BBC: The historic contribution made by Sikh soldiers who fought for Britain has been marked by the Army at an event at the Royal Military Academy in Camberley, Surrey. Many thousands of Sikhs died fighting for the British Indian Army during both world wars.

Today is really about commemorating the Sikh contribution to the armed forces both today and in the past,” said Lt Col John Kendall, who organised the event at the Indian War Memorial room at Sandhurst. “It is a story of loyalty, courage and selfless commitment,” he said.

During the days of the British Empire, Sikh soldiers were highly regarded by British officers for their martial prowess, according to Dr Anthony Morton, curator of the Sandhurst collection.

Sikhs have played an important role in the British Army for 150 years,” he said. “In both world wars Sikh regiments fought for the British all over the world, even on the western front in the First World War and they distinguished themselves very well.

He said Sikh soldiers had won Victoria Crosses. However, it is a contribution which many Sikhs in the UK believe is largely unrecognised, which is why author Jay Singh Sohal believes events like this are important.

British Sikhs, third generation, fourth generation can take inspiration from the fact that their forebears fought for Great Britain,” he said.

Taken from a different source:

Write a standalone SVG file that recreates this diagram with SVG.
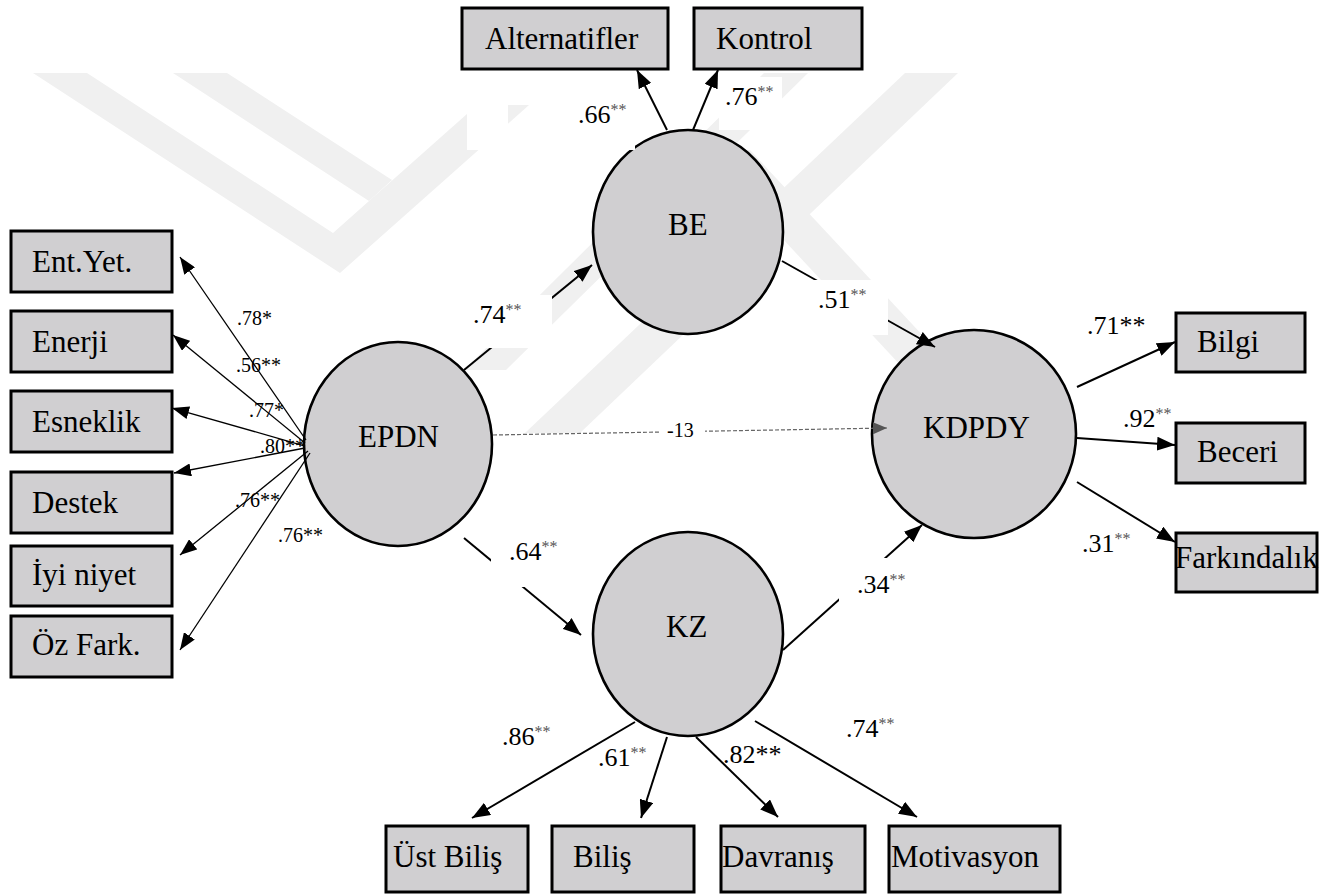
<svg xmlns="http://www.w3.org/2000/svg" width="1332" height="896" viewBox="0 0 1332 896" font-family="'Liberation Serif', 'Times New Roman', 'DejaVu Serif', serif">
<style>
text{font-family:'Liberation Serif','Times New Roman','DejaVu Serif',serif;fill:#000}
.nt{font-size:31px}
.lb{font-size:26px}
.ls{font-size:20px}
.sup{font-size:16px;fill:#555}
.box{fill:#d0cfd1;stroke:#000;stroke-width:3}
.lat{fill:#d0cfd1;stroke:#000;stroke-width:2.6}
.c{stroke:#000;stroke-width:2;fill:none;marker-end:url(#ah)}
.ct{stroke:#000;stroke-width:1.3;fill:none;marker-end:url(#ahs)}
.cd{stroke:#666;stroke-width:1.2;stroke-dasharray:4 2;fill:none;marker-end:url(#ahg)}
.wm{fill:#f0f0f0}
.wb{fill:#fff}
</style>
<defs>
<marker id="ah" viewBox="0 0 18 14" refX="18" refY="7" markerWidth="18" markerHeight="14" markerUnits="userSpaceOnUse" orient="auto"><path d="M0,0 L18,7 L0,14 z" fill="#000"/></marker>
<marker id="ahs" viewBox="0 0 17 13" refX="17" refY="6.5" markerWidth="17" markerHeight="13" markerUnits="userSpaceOnUse" orient="auto"><path d="M0,0 L17,6.5 L0,13 z" fill="#000"/></marker>
<marker id="ahg" viewBox="0 0 14 12" refX="14" refY="6" markerWidth="14" markerHeight="12" markerUnits="userSpaceOnUse" orient="auto"><path d="M0,0 L14,6 L0,12 z" fill="#555"/></marker>
</defs>
<rect width="1332" height="896" fill="#fff"/>
<g id="watermark">
<polygon class="wm" points="33,73 87,73 333,233 513,73 565,73 340,273"/>
<polygon class="wm" points="173,73 227,73 392,180 369,201"/>
<polygon class="wm" points="905,73 958,73 580,433 525,433"/>
<polygon class="wm" points="764,73 808,73 506,370 464,370"/>
<polygon class="wm" points="700,150 750,150 1020,440 970,440"/>
<rect class="wb" x="467" y="73" width="106" height="32"/>
<rect class="wb" x="467" y="105" width="41" height="45"/>
</g>
<g id="nodes">
<g id="n-alternatifler"><rect class="box" x="462" y="8" width="206" height="61"/><text class="nt" x="485" y="49">Alternatifler</text></g>
<g id="n-kontrol"><rect class="box" x="694" y="8" width="168" height="61"/><text class="nt" x="716" y="49">Kontrol</text></g>
<g id="n-entyet"><rect class="box" x="11" y="231" width="161" height="61"/><text class="nt" x="32" y="272">Ent.Yet.</text></g>
<g id="n-enerji"><rect class="box" x="11" y="311" width="161" height="61"/><text class="nt" x="32" y="352">Enerji</text></g>
<g id="n-esneklik"><rect class="box" x="11" y="391" width="161" height="61"/><text class="nt" x="32" y="432">Esneklik</text></g>
<g id="n-destek"><rect class="box" x="11" y="472" width="161" height="61"/><text class="nt" x="32" y="513">Destek</text></g>
<g id="n-iyiniyet"><rect class="box" x="11" y="546" width="161" height="60"/><text class="nt" x="32" y="585">İyi niyet</text></g>
<g id="n-ozfark"><rect class="box" x="11" y="616" width="161" height="61"/><text class="nt" x="32" y="655">Öz Fark.</text></g>
<g id="n-bilgi"><rect class="box" x="1176" y="313" width="129" height="59"/><text class="nt" x="1197" y="352">Bilgi</text></g>
<g id="n-beceri"><rect class="box" x="1176" y="423" width="129" height="60"/><text class="nt" x="1197" y="462">Beceri</text></g>
<g id="n-farkindalik"><rect class="box" x="1176" y="533" width="141" height="59"/><text class="nt" x="1175" y="568">Farkındalık</text></g>
<g id="n-ustbilis"><rect class="box" x="386" y="826" width="142" height="66"/><text class="nt" x="393" y="867">Üst Biliş</text></g>
<g id="n-bilis"><rect class="box" x="552" y="826" width="142" height="66"/><text class="nt" x="573" y="867">Biliş</text></g>
<g id="n-davranis"><rect class="box" x="721" y="826" width="144" height="66"/><text class="nt" x="722" y="867">Davranış</text></g>
<g id="n-motivasyon"><rect class="box" x="889" y="826" width="171" height="66"/><text class="nt" x="891" y="867">Motivasyon</text></g>
<g id="n-epdn"><ellipse class="lat" cx="398" cy="444" rx="94" ry="102"/><text class="nt" x="358" y="447">EPDN</text></g>
<g id="n-be"><ellipse class="lat" cx="688" cy="232" rx="95" ry="102"/><text class="nt" x="668" y="235">BE</text></g>
<g id="n-kz"><ellipse class="lat" cx="688" cy="634" rx="95" ry="102"/><text class="nt" x="666" y="637">KZ</text></g>
<g id="n-kdpdy"><ellipse class="lat" cx="974" cy="434" rx="102" ry="104"/><text class="nt" x="923" y="438">KDPDY</text></g>
</g>
<g id="connectors">
<line class="ct" x1="306" y1="440" x2="180" y2="257"/>
<line class="ct" x1="305" y1="443" x2="173" y2="335"/>
<line class="ct" x1="305" y1="446" x2="172" y2="408"/>
<line class="ct" x1="305" y1="448" x2="174" y2="473"/>
<line class="ct" x1="308" y1="451" x2="180" y2="555"/>
<line class="ct" x1="310" y1="453" x2="180" y2="650"/>
<line class="c" x1="464" y1="370" x2="592" y2="265"/>
<line class="c" x1="464" y1="538" x2="581" y2="635"/>
<line class="c" x1="782" y1="261" x2="935" y2="347"/>
<line class="c" x1="783" y1="650" x2="922" y2="525"/>
<line class="c" x1="667" y1="130" x2="637" y2="70"/>
<line class="c" x1="693" y1="130" x2="718" y2="70"/>
<line class="c" x1="1077" y1="387" x2="1175" y2="342"/>
<line class="c" x1="1077" y1="438" x2="1175" y2="445"/>
<line class="c" x1="1077" y1="482" x2="1175" y2="542"/>
<line class="c" x1="635" y1="722" x2="472" y2="818"/>
<line class="c" x1="667" y1="737" x2="641" y2="818"/>
<line class="c" x1="696" y1="737" x2="778" y2="817"/>
<line class="c" x1="755" y1="721" x2="917" y2="817"/>
<line class="cd" x1="493" y1="435" x2="887" y2="428"/>
</g>
<g id="labels">
<rect class="wb" x="447" y="295" width="105" height="53"/>
<rect class="wb" x="802" y="280" width="86" height="55"/>
<rect class="wb" x="572" y="95" width="63" height="55"/>
<rect class="wb" x="719" y="77" width="63" height="53"/>
<rect class="wb" x="491" y="530" width="80" height="57"/>
<rect class="wb" x="839" y="558" width="75" height="46"/>
<rect class="wb" x="660" y="418" width="45" height="26"/>
<text class="lb" x="578" y="123">.66<tspan class="sup" dy="-8">**</tspan></text>
<text class="lb" x="725" y="105">.76<tspan class="sup" dy="-8">**</tspan></text>
<text class="lb" x="473" y="323">.74<tspan class="sup" dy="-8">**</tspan></text>
<text class="lb" x="818" y="308">.51<tspan class="sup" dy="-8">**</tspan></text>
<text class="lb" x="509" y="560">.64<tspan class="sup" dy="-8">**</tspan></text>
<text class="lb" x="857" y="593">.34<tspan class="sup" dy="-8">**</tspan></text>
<text class="ls" x="667" y="437">-13</text>
<text class="lb" x="1087" y="334">.71**</text>
<text class="lb" x="1123" y="427">.92<tspan class="sup" dy="-8">**</tspan></text>
<text class="lb" x="1082" y="552">.31<tspan class="sup" dy="-8">**</tspan></text>
<text class="lb" x="502" y="745">.86<tspan class="sup" dy="-8">**</tspan></text>
<text class="lb" x="598" y="766">.61<tspan class="sup" dy="-8">**</tspan></text>
<text class="lb" x="723" y="763">.82**</text>
<text class="lb" x="846" y="737">.74<tspan class="sup" dy="-8">**</tspan></text>
<text class="ls" x="237" y="325">.78*</text>
<text class="ls" x="236" y="372">.56**</text>
<text class="ls" x="249" y="417">.77*</text>
<text class="ls" x="260" y="453">.80**</text>
<text class="ls" x="235" y="507">.76**</text>
<text class="ls" x="278" y="542">.76**</text>
</g>
</svg>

Despite this long and distinguished martial tradition, there are only 265 Sikhs currently serving in the British Armed Services Army leaders hope by celebrating the military contribution of their ancestors, more will be encouraged to serve.

Lt Jagjit Singh Mahwara shares that view. He completed his officer training at Sandhurst three years ago and currently serves with the Royal Artillery. He thinks Sikhs may have misconceptions about the armed services.

Parents and children alike see the army as a war fighting machine,” he said. “But there is more – all work we do supporting civilian communities. People need to go out there and look at what we do in more depth.